__Work to be completed__. Skip the pictures. Transcribe the rest of the data below without changing a word.

*** Materials provided ***

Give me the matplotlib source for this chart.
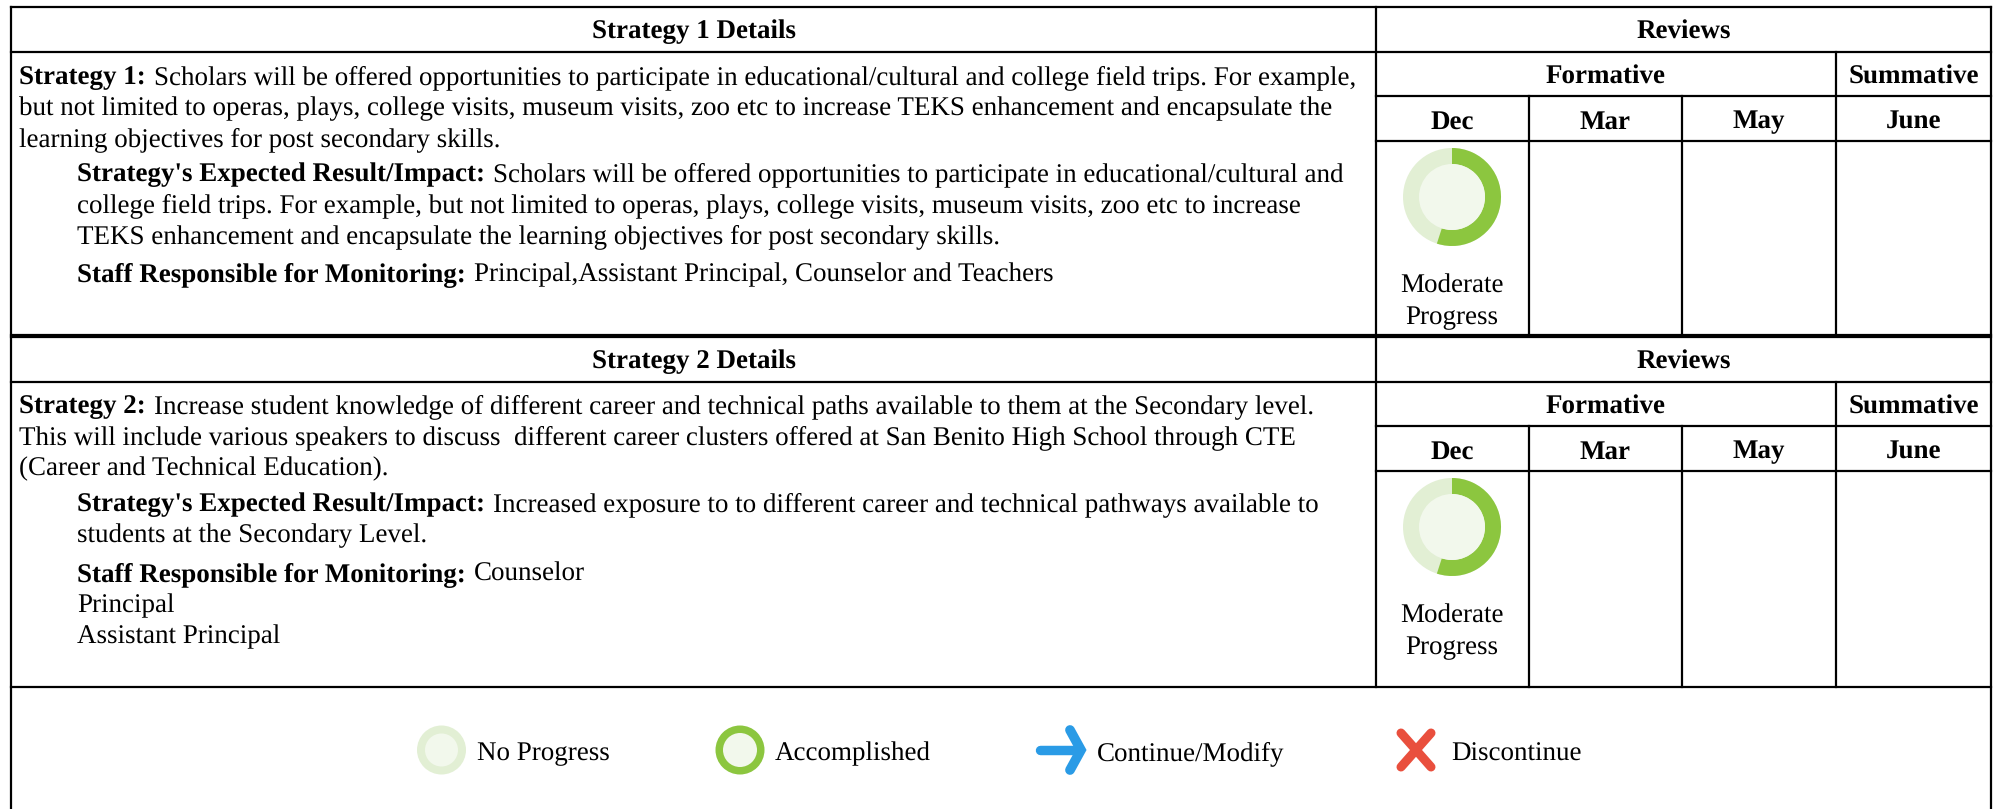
"""Strategy review table with progress donuts and a status legend."""
import matplotlib.pyplot as plt
from matplotlib.patches import Circle, Wedge

W, H = 1993, 809
FS = 19.45

GREEN = "#8cc63f"
PALE = "#e2efd4"
INNER = "#f2f8ec"
BLUE = "#2a9be6"
RED = "#e94f3d"

MONTHS = ["Dec", "Mar", "May", "June"]
PROGRESS = [55, 55]
STATUS = ["Moderate", "Progress"]
LEGEND = ["No Progress", "Accomplished", "Continue/Modify", "Discontinue"]

S1_LINES = [
    ("Strategy 1:", "Scholars will be offered opportunities to participate in educational/cultural and college field trips. For example,"),
    ("", "but not limited to operas, plays, college visits, museum visits, zoo etc to increase TEKS enhancement and encapsulate the"),
    ("", "learning objectives for post secondary skills."),
]
S1_IMPACT = [
    ("Strategy's Expected Result/Impact:", "Scholars will be offered opportunities to participate in educational/cultural and"),
    ("", "college field trips. For example, but not limited to operas, plays, college visits, museum visits, zoo etc to increase"),
    ("", "TEKS enhancement and encapsulate the learning objectives for post secondary skills."),
]
S1_STAFF = [("Staff Responsible for Monitoring:", "Principal,Assistant Principal, Counselor and Teachers")]

S2_LINES = [
    ("Strategy 2:", "Increase student knowledge of different career and technical paths available to them at the Secondary level."),
    ("", "This will include various speakers to discuss  different career clusters offered at San Benito High School through CTE"),
    ("", "(Career and Technical Education)."),
]
S2_IMPACT = [
    ("Strategy's Expected Result/Impact:", "Increased exposure to to different career and technical pathways available to"),
    ("", "students at the Secondary Level."),
]
S2_STAFF = [
    ("Staff Responsible for Monitoring:", "Counselor"),
    ("", "Principal"),
    ("", "Assistant Principal"),
]

plt.rcParams["font.family"] = ["Liberation Serif"]
plt.rcParams["text.hinting"] = "no_hinting"

fig = plt.figure(figsize=(W / 100, H / 100), dpi=100)
ax = fig.add_axes([0, 0, 1, 1])
ax.set_xlim(0, W)
ax.set_ylim(H, 0)
ax.axis("off")

X0, XL, XR = 11, 1376, 1991
COLS = [1376, 1529, 1682, 1836, 1991]


def line(x0, y0, x1, y1, lw=1.6):
    ax.plot([x0, x1], [y0, y1], color="black", lw=lw, solid_capstyle="projecting")


def rich(x, y, bold, regular):
    # bold lead-in, then the regular run placed right after it
    if bold:
        t = ax.text(x, y, bold, fontsize=FS, fontweight="bold", va="baseline")
        bb = t.get_window_extent(fig.canvas.get_renderer())
        x = bb.x1 + 8
    ax.text(x, y, regular, fontsize=FS, va="baseline")


def block(top, title, body, impact, staff, y_body, y_impact, y_staff, bottom):
    r1, r2, r3 = top + 44.5, top + 89, top + 133.5
    line(X0, top, XR, top)
    line(X0, r1, XR, r1)
    line(XL, r2, XR, r2)
    line(XL, r3, XR, r3)
    line(XL, top, XL, bottom)
    line(COLS[3], r1, COLS[3], bottom)
    for c in COLS[1:3]:
        line(c, r2, c, bottom)
    ax.text((X0 + XL) / 2, top + 31.5, title, fontsize=FS, fontweight="bold", ha="center")
    ax.text((XL + XR) / 2, top + 31.5, "Reviews", fontsize=FS, fontweight="bold", ha="center")
    ax.text((XL + COLS[3]) / 2, top + 76.5, "Formative", fontsize=FS, fontweight="bold", ha="center")
    ax.text((COLS[3] + XR) / 2, top + 76.5, "Summative", fontsize=FS, fontweight="bold", ha="center")
    for i, m in enumerate(MONTHS):
        ax.text((COLS[i] + COLS[i + 1]) / 2, top + 121.5, m, fontsize=FS, fontweight="bold", ha="center")
    for i, (b, r) in enumerate(body):
        rich(19, y_body + i * 31, b, r)
    for i, (b, r) in enumerate(impact):
        rich(77, y_impact + i * 31, b, r)
    for i, (b, r) in enumerate(staff):
        rich(77, y_staff + i * 31, b, r)


def donut(cx, cy, pct):
    ax.add_patch(Circle((cx, cy), 49, fc=PALE, ec="none"))
    # y axis is inverted, so angles run clockwise on screen
    ax.add_patch(Wedge((cx, cy), 49, -90, -90 + pct * 3.6, width=16, fc=GREEN, ec="none"))
    ax.add_patch(Circle((cx, cy), 33, fc=INNER, ec="none"))


block(7, "Strategy 1 Details", S1_LINES, S1_IMPACT, S1_STAFF, 84.5, 181, 281, 335)
block(337, "Strategy 2 Details", S2_LINES, S2_IMPACT, S2_STAFF, 413.5, 511, 581, 687)
line(X0, 335, XR, 335)
line(X0, 687, XR, 687)
line(X0, 7, X0, H)
line(XR, 7, XR, H)

for cy, ytxt, pct in zip([197, 527], [293, 623], PROGRESS):
    donut(1452, cy, pct)
    ax.text(1452, ytxt, STATUS[0], fontsize=FS, ha="center")
    ax.text(1452, ytxt + 31, STATUS[1], fontsize=FS, ha="center")

# legend row
cy = 750
ax.add_patch(Circle((441.5, cy), 24.5, fc=PALE, ec="none"))
ax.add_patch(Circle((441.5, cy), 16.5, fc=INNER, ec="none"))
ax.add_patch(Circle((740, cy), 24.5, fc=GREEN, ec="none"))
ax.add_patch(Circle((740, cy), 17, fc=INNER, ec="none"))
ax.plot([1040, 1078], [cy, cy], color=BLUE, lw=6.8, solid_capstyle="round")
ax.plot([1070, 1081, 1070], [cy - 20, cy, cy + 20], color=BLUE, lw=7,
        solid_capstyle="round", solid_joinstyle="miter")
ax.plot([1401, 1431], [cy - 17, cy + 17], color=RED, lw=6.5, solid_capstyle="round")
ax.plot([1431, 1401], [cy - 17, cy + 17], color=RED, lw=6.5, solid_capstyle="round")
for x, s in zip([477, 775, 1097, 1451], LEGEND):
    ax.text(x, cy + 10.5, s, fontsize=FS)

fig.savefig("out.png", dpi=100)
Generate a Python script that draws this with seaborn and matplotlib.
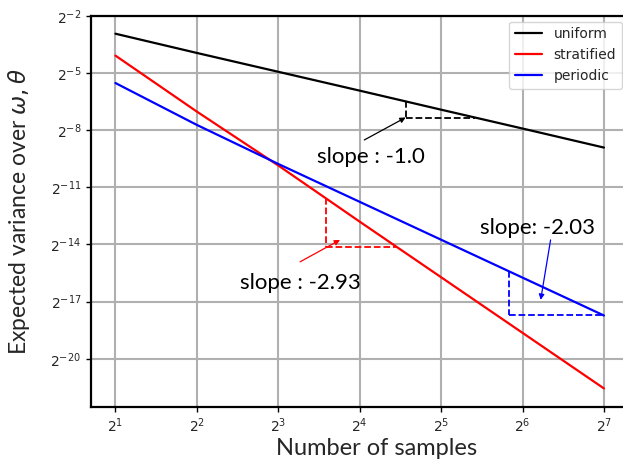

***

__Correct response__.
Give me the matplotlib source for this chart.
"""Strategy review table with progress donuts and a status legend."""
import matplotlib.pyplot as plt
from matplotlib.patches import Circle, Wedge

W, H = 1993, 809
FS = 19.45

GREEN = "#8cc63f"
PALE = "#e2efd4"
INNER = "#f2f8ec"
BLUE = "#2a9be6"
RED = "#e94f3d"

MONTHS = ["Dec", "Mar", "May", "June"]
PROGRESS = [55, 55]
STATUS = ["Moderate", "Progress"]
LEGEND = ["No Progress", "Accomplished", "Continue/Modify", "Discontinue"]

S1_LINES = [
    ("Strategy 1:", "Scholars will be offered opportunities to participate in educational/cultural and college field trips. For example,"),
    ("", "but not limited to operas, plays, college visits, museum visits, zoo etc to increase TEKS enhancement and encapsulate the"),
    ("", "learning objectives for post secondary skills."),
]
S1_IMPACT = [
    ("Strategy's Expected Result/Impact:", "Scholars will be offered opportunities to participate in educational/cultural and"),
    ("", "college field trips. For example, but not limited to operas, plays, college visits, museum visits, zoo etc to increase"),
    ("", "TEKS enhancement and encapsulate the learning objectives for post secondary skills."),
]
S1_STAFF = [("Staff Responsible for Monitoring:", "Principal,Assistant Principal, Counselor and Teachers")]

S2_LINES = [
    ("Strategy 2:", "Increase student knowledge of different career and technical paths available to them at the Secondary level."),
    ("", "This will include various speakers to discuss  different career clusters offered at San Benito High School through CTE"),
    ("", "(Career and Technical Education)."),
]
S2_IMPACT = [
    ("Strategy's Expected Result/Impact:", "Increased exposure to to different career and technical pathways available to"),
    ("", "students at the Secondary Level."),
]
S2_STAFF = [
    ("Staff Responsible for Monitoring:", "Counselor"),
    ("", "Principal"),
    ("", "Assistant Principal"),
]

plt.rcParams["font.family"] = ["Liberation Serif"]
plt.rcParams["text.hinting"] = "no_hinting"

fig = plt.figure(figsize=(W / 100, H / 100), dpi=100)
ax = fig.add_axes([0, 0, 1, 1])
ax.set_xlim(0, W)
ax.set_ylim(H, 0)
ax.axis("off")

X0, XL, XR = 11, 1376, 1991
COLS = [1376, 1529, 1682, 1836, 1991]


def line(x0, y0, x1, y1, lw=1.6):
    ax.plot([x0, x1], [y0, y1], color="black", lw=lw, solid_capstyle="projecting")


def rich(x, y, bold, regular):
    # bold lead-in, then the regular run placed right after it
    if bold:
        t = ax.text(x, y, bold, fontsize=FS, fontweight="bold", va="baseline")
        bb = t.get_window_extent(fig.canvas.get_renderer())
        x = bb.x1 + 8
    ax.text(x, y, regular, fontsize=FS, va="baseline")


def block(top, title, body, impact, staff, y_body, y_impact, y_staff, bottom):
    r1, r2, r3 = top + 44.5, top + 89, top + 133.5
    line(X0, top, XR, top)
    line(X0, r1, XR, r1)
    line(XL, r2, XR, r2)
    line(XL, r3, XR, r3)
    line(XL, top, XL, bottom)
    line(COLS[3], r1, COLS[3], bottom)
    for c in COLS[1:3]:
        line(c, r2, c, bottom)
    ax.text((X0 + XL) / 2, top + 31.5, title, fontsize=FS, fontweight="bold", ha="center")
    ax.text((XL + XR) / 2, top + 31.5, "Reviews", fontsize=FS, fontweight="bold", ha="center")
    ax.text((XL + COLS[3]) / 2, top + 76.5, "Formative", fontsize=FS, fontweight="bold", ha="center")
    ax.text((COLS[3] + XR) / 2, top + 76.5, "Summative", fontsize=FS, fontweight="bold", ha="center")
    for i, m in enumerate(MONTHS):
        ax.text((COLS[i] + COLS[i + 1]) / 2, top + 121.5, m, fontsize=FS, fontweight="bold", ha="center")
    for i, (b, r) in enumerate(body):
        rich(19, y_body + i * 31, b, r)
    for i, (b, r) in enumerate(impact):
        rich(77, y_impact + i * 31, b, r)
    for i, (b, r) in enumerate(staff):
        rich(77, y_staff + i * 31, b, r)


def donut(cx, cy, pct):
    ax.add_patch(Circle((cx, cy), 49, fc=PALE, ec="none"))
    # y axis is inverted, so angles run clockwise on screen
    ax.add_patch(Wedge((cx, cy), 49, -90, -90 + pct * 3.6, width=16, fc=GREEN, ec="none"))
    ax.add_patch(Circle((cx, cy), 33, fc=INNER, ec="none"))


block(7, "Strategy 1 Details", S1_LINES, S1_IMPACT, S1_STAFF, 84.5, 181, 281, 335)
block(337, "Strategy 2 Details", S2_LINES, S2_IMPACT, S2_STAFF, 413.5, 511, 581, 687)
line(X0, 335, XR, 335)
line(X0, 687, XR, 687)
line(X0, 7, X0, H)
line(XR, 7, XR, H)

for cy, ytxt, pct in zip([197, 527], [293, 623], PROGRESS):
    donut(1452, cy, pct)
    ax.text(1452, ytxt, STATUS[0], fontsize=FS, ha="center")
    ax.text(1452, ytxt + 31, STATUS[1], fontsize=FS, ha="center")

# legend row
cy = 750
ax.add_patch(Circle((441.5, cy), 24.5, fc=PALE, ec="none"))
ax.add_patch(Circle((441.5, cy), 16.5, fc=INNER, ec="none"))
ax.add_patch(Circle((740, cy), 24.5, fc=GREEN, ec="none"))
ax.add_patch(Circle((740, cy), 17, fc=INNER, ec="none"))
ax.plot([1040, 1078], [cy, cy], color=BLUE, lw=6.8, solid_capstyle="round")
ax.plot([1070, 1081, 1070], [cy - 20, cy, cy + 20], color=BLUE, lw=7,
        solid_capstyle="round", solid_joinstyle="miter")
ax.plot([1401, 1431], [cy - 17, cy + 17], color=RED, lw=6.5, solid_capstyle="round")
ax.plot([1431, 1401], [cy - 17, cy + 17], color=RED, lw=6.5, solid_capstyle="round")
for x, s in zip([477, 775, 1097, 1451], LEGEND):
    ax.text(x, cy + 10.5, s, fontsize=FS)

fig.savefig("out.png", dpi=100)
Generate a Python script that draws this with seaborn and matplotlib.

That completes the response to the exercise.